LONDON: Agency fees have declined by almost 20% in the UK during the last ten years, with creatives coming under particular pressure, a study has revealed.

The Marketing Agencies Association, the trade body, drew on data from its membership base of more than 80 shops active in a range of disciplines, to assess how remuneration levels in the sector have changed.

Overall, it reported that the hourly fees commanded across the creative, planning and account handling sectors had fallen from £129.55 in 2002 to £105.68 in 2011, an 18.4% contraction.

The rates charged for creative services witnessed an especially steep decline, off from £137.50 in 2002 to £100.85 in 2011, a slide of 26.5%.
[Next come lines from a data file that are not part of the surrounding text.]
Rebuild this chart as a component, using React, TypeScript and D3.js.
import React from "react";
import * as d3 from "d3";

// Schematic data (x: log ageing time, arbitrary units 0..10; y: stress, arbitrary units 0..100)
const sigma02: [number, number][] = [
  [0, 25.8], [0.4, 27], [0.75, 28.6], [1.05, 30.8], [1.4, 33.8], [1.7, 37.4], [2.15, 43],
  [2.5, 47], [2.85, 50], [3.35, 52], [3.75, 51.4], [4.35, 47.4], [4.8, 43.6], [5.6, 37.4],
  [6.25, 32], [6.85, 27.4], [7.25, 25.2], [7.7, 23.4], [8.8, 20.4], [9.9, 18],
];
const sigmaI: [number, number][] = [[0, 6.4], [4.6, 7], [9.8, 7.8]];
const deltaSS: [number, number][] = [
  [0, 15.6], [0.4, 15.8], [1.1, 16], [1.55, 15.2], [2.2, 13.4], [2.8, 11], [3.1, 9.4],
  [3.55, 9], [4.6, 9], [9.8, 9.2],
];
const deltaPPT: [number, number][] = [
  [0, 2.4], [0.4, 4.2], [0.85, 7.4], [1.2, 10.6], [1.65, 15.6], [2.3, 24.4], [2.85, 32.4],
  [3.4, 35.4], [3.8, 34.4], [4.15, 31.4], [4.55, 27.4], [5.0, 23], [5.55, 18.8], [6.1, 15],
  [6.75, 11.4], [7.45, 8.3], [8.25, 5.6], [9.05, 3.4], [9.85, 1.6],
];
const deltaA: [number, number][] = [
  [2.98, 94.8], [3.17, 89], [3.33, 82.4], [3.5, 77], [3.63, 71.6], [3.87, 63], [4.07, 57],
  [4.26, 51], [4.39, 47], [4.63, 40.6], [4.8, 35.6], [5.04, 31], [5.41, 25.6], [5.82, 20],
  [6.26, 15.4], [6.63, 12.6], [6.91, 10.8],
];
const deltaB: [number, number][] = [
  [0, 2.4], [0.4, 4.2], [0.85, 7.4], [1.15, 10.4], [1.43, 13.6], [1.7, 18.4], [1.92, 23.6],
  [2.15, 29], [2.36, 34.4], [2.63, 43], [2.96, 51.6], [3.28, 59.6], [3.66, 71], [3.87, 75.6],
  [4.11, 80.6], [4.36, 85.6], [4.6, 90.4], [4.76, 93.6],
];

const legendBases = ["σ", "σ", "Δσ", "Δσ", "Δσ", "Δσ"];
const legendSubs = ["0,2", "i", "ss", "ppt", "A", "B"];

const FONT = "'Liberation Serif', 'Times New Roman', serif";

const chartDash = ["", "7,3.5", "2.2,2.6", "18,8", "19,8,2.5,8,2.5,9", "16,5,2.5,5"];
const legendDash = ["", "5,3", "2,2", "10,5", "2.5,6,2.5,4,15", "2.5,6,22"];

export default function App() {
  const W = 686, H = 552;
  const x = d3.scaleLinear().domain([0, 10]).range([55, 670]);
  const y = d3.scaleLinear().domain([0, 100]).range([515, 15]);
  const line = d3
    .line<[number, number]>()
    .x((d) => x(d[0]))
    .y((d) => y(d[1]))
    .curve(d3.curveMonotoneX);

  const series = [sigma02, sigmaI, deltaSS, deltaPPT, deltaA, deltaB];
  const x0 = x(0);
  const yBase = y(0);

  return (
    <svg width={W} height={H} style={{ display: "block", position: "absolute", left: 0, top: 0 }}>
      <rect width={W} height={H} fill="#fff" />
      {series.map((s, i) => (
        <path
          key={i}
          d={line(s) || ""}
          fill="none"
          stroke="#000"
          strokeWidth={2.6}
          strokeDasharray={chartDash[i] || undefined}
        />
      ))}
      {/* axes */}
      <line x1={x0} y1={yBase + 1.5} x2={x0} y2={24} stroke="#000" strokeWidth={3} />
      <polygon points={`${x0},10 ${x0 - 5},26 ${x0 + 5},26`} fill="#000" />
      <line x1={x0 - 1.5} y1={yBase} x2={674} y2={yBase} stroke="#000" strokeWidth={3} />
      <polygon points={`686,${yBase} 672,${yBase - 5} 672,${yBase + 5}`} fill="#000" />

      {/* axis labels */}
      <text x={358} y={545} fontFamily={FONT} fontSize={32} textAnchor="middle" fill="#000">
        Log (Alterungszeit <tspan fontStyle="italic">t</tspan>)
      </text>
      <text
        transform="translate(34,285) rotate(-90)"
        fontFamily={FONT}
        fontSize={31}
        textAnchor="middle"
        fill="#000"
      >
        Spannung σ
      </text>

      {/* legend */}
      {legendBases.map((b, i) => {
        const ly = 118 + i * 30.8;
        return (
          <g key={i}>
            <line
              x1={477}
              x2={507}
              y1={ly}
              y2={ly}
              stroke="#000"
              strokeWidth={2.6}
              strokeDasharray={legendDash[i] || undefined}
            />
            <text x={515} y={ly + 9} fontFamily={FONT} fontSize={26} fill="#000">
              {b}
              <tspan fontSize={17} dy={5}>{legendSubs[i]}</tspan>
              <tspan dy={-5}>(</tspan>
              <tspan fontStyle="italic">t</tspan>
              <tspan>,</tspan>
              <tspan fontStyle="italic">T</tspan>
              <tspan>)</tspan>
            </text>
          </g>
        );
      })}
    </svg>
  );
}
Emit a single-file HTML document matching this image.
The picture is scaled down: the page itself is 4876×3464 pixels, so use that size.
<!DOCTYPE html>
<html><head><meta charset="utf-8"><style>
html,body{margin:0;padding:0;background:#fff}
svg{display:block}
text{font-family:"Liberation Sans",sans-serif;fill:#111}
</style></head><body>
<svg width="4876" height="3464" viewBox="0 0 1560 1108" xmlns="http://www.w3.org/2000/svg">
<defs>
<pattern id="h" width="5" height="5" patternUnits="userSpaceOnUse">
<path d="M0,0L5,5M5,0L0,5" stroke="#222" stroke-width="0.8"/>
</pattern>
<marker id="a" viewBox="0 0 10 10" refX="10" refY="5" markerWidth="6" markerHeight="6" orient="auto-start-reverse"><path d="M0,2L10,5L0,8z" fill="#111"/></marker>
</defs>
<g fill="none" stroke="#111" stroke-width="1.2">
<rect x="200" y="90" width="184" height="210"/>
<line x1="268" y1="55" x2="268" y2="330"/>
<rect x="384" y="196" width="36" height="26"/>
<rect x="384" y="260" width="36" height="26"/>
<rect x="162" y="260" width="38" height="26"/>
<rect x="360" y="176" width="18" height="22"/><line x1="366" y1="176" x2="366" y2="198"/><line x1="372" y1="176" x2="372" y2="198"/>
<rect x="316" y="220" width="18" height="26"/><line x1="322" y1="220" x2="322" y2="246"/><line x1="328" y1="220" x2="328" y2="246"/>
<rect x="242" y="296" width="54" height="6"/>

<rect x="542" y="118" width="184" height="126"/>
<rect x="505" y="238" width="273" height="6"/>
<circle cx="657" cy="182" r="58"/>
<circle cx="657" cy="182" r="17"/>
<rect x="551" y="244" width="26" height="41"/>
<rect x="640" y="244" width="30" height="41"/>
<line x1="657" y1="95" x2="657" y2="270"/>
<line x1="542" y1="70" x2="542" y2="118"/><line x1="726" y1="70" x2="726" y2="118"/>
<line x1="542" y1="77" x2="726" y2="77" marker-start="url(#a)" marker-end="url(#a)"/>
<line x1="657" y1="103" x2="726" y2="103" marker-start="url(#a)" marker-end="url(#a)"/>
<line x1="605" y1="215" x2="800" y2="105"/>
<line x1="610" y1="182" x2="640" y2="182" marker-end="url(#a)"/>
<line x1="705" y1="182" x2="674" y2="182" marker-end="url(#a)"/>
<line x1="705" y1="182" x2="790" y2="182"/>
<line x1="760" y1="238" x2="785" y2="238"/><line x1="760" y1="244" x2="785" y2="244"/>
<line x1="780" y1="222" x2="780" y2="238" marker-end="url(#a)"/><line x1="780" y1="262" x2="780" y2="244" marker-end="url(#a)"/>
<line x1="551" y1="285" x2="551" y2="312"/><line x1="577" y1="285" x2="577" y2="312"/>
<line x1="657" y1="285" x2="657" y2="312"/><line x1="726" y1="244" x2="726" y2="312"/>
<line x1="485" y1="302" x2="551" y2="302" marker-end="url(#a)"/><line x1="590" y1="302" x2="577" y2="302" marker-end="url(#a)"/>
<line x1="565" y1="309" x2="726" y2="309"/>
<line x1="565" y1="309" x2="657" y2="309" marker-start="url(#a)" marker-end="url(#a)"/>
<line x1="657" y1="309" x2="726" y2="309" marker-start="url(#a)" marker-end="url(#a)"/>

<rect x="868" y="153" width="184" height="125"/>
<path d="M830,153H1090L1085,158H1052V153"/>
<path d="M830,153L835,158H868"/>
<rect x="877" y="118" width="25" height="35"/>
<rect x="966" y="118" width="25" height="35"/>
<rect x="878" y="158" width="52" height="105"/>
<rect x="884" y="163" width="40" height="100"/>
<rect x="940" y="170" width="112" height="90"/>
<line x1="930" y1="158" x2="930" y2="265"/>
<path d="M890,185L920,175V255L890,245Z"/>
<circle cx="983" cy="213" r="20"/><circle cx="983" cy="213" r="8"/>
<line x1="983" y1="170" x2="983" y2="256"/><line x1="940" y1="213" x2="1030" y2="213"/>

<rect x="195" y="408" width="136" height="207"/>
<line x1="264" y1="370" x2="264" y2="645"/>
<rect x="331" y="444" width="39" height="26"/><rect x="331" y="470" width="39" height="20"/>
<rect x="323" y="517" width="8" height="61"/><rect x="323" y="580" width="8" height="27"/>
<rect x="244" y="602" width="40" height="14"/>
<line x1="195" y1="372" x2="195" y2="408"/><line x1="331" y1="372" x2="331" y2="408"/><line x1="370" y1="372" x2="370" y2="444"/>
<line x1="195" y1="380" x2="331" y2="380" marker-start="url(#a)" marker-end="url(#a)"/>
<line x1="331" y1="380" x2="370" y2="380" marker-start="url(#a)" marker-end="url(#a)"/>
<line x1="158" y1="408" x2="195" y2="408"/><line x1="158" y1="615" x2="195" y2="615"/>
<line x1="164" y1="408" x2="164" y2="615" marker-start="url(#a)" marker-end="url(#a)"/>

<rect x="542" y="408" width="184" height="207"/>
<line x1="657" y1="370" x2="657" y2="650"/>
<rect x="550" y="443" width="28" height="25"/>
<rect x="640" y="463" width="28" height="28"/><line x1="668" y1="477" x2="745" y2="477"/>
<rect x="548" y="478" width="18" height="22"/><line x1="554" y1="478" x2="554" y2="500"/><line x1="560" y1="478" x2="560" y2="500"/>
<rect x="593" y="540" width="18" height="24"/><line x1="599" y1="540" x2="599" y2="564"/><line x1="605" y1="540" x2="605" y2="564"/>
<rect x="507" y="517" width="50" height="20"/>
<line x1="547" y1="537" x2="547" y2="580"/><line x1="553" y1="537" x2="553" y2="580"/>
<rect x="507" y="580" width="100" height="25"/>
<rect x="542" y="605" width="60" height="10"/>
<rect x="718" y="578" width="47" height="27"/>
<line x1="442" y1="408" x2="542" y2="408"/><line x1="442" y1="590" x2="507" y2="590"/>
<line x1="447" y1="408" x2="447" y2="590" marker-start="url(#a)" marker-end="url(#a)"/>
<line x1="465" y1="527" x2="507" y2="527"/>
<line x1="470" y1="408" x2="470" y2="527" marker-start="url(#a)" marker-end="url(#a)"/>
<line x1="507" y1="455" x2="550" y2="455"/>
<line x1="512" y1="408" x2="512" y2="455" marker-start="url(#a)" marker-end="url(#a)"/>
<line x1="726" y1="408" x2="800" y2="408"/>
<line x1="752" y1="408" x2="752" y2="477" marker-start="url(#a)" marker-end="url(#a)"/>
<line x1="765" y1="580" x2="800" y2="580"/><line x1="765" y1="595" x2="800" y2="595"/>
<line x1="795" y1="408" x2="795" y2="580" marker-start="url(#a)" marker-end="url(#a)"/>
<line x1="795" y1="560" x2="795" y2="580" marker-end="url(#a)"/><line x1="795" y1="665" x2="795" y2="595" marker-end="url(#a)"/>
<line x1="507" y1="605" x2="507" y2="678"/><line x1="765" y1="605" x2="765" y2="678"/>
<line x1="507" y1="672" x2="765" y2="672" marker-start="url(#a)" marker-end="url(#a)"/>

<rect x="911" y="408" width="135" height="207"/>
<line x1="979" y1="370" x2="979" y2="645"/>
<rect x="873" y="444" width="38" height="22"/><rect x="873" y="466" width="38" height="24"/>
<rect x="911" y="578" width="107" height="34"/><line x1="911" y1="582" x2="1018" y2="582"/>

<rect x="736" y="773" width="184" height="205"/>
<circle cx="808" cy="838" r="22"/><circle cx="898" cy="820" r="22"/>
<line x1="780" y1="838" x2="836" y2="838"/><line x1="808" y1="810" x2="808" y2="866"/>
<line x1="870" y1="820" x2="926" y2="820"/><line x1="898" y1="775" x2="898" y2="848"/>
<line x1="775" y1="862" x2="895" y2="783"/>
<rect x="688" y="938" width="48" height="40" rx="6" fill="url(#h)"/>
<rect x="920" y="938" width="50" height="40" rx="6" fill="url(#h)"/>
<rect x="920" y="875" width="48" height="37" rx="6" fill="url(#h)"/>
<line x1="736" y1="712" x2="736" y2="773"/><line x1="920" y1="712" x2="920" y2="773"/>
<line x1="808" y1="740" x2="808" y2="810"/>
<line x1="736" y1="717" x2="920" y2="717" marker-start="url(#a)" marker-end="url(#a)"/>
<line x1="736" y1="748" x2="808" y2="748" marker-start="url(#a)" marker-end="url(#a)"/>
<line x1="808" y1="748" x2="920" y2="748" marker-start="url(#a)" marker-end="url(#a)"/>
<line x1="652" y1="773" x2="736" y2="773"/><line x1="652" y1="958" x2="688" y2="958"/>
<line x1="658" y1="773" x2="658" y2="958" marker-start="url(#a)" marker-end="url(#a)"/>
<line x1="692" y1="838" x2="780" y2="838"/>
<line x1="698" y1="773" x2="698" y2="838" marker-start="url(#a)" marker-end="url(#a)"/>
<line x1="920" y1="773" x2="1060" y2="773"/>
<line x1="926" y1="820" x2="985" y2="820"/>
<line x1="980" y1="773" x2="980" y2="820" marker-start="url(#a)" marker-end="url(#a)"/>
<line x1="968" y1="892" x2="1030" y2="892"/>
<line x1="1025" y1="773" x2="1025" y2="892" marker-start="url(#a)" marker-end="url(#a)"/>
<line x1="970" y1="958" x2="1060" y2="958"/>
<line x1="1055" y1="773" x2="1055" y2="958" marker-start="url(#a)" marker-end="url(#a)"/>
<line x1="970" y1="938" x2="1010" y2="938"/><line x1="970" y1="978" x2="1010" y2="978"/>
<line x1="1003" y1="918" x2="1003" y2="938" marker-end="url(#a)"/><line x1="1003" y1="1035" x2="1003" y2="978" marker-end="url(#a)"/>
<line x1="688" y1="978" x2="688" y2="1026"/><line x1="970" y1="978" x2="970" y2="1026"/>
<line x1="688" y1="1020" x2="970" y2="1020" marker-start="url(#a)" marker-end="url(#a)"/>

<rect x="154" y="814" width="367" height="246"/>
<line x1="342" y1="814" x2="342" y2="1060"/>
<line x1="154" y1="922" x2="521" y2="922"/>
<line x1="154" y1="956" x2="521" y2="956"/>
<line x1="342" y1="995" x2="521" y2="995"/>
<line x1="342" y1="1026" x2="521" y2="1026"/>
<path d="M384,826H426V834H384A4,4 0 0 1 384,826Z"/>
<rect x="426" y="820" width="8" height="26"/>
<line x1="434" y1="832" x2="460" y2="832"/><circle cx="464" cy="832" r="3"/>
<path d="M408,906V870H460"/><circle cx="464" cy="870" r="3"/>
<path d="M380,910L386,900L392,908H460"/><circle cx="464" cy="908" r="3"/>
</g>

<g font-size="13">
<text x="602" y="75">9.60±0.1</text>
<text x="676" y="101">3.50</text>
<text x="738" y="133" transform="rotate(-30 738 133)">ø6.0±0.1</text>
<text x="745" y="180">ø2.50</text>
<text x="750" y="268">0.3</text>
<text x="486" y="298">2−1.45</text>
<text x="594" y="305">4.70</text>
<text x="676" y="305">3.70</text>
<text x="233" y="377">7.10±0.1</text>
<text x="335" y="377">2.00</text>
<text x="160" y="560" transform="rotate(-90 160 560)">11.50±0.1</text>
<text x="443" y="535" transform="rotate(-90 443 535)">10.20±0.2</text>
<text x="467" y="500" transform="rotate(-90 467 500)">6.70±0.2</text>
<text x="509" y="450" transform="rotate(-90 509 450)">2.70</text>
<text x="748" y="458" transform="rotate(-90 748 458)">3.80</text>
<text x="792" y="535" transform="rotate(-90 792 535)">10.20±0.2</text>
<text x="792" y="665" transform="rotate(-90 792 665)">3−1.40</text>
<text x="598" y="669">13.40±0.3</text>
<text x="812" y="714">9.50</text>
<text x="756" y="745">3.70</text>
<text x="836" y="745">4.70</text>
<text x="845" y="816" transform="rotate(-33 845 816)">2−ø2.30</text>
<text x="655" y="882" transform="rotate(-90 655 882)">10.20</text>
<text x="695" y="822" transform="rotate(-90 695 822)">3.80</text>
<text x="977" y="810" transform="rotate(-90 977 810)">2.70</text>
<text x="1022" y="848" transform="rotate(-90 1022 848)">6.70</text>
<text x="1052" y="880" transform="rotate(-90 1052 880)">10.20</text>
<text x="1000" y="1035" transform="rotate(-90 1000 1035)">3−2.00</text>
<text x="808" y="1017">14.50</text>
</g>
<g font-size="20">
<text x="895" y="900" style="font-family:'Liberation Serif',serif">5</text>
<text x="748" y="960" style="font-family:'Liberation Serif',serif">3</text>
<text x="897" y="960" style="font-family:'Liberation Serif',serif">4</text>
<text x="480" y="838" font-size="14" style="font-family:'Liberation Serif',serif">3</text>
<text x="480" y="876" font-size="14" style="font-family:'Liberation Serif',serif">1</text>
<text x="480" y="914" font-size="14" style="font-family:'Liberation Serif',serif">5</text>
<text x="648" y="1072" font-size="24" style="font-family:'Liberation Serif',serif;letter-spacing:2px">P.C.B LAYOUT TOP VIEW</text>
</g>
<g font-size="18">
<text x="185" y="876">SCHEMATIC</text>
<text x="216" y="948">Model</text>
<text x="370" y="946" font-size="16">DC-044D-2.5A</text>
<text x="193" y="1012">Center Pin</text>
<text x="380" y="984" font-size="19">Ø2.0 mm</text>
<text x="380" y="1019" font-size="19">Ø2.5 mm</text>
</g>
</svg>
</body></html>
Elsewhere, the fees for account handling also tumbled by 12.6% in the same timeframe, hitting £101.33 at the end of the assessment period, compared with £116 at the beginning.

Planning displayed slightly greater resilience, off by a comparatively modest 5.3%, from £147.50 to £139.67, but the broader trend remained challenging.

"It's worrying to see that over almost ten years agency fees have dropped dramatically. This is against a backdrop of high levels of inflation and talent becoming more costly," Scott Knox, managing director of the MAA, said.

"This continual eroding of agency profitability is particularly worrying, especially in the case of creativity, which is the lifeblood of the industry in the UK."

Taking a shorter-term perspective, planning fees rose by 8.9% in 2011 year on year, whereas creative totals expanded by just 1.6% and account handling rates fell by 5.1%.

Ian Millner, chief executive of iris, the creative agency, and chairman of the MAA, suggested that new models of payment rewarding strong work may be assuming a central role for creative shops.

"The results shine a light on how creativity is valued by clients and priced by agencies. Brilliant creative outputs and results need to take precedence over inputs and units of time," he said.

"One of the worrying trends is the new pressure being placed on the role of account handlers. In some ways this is being driven by the continued rise of digital and project managers. But agencies will need to continue to invest in account handling or they risk missing out on opportunities for growth."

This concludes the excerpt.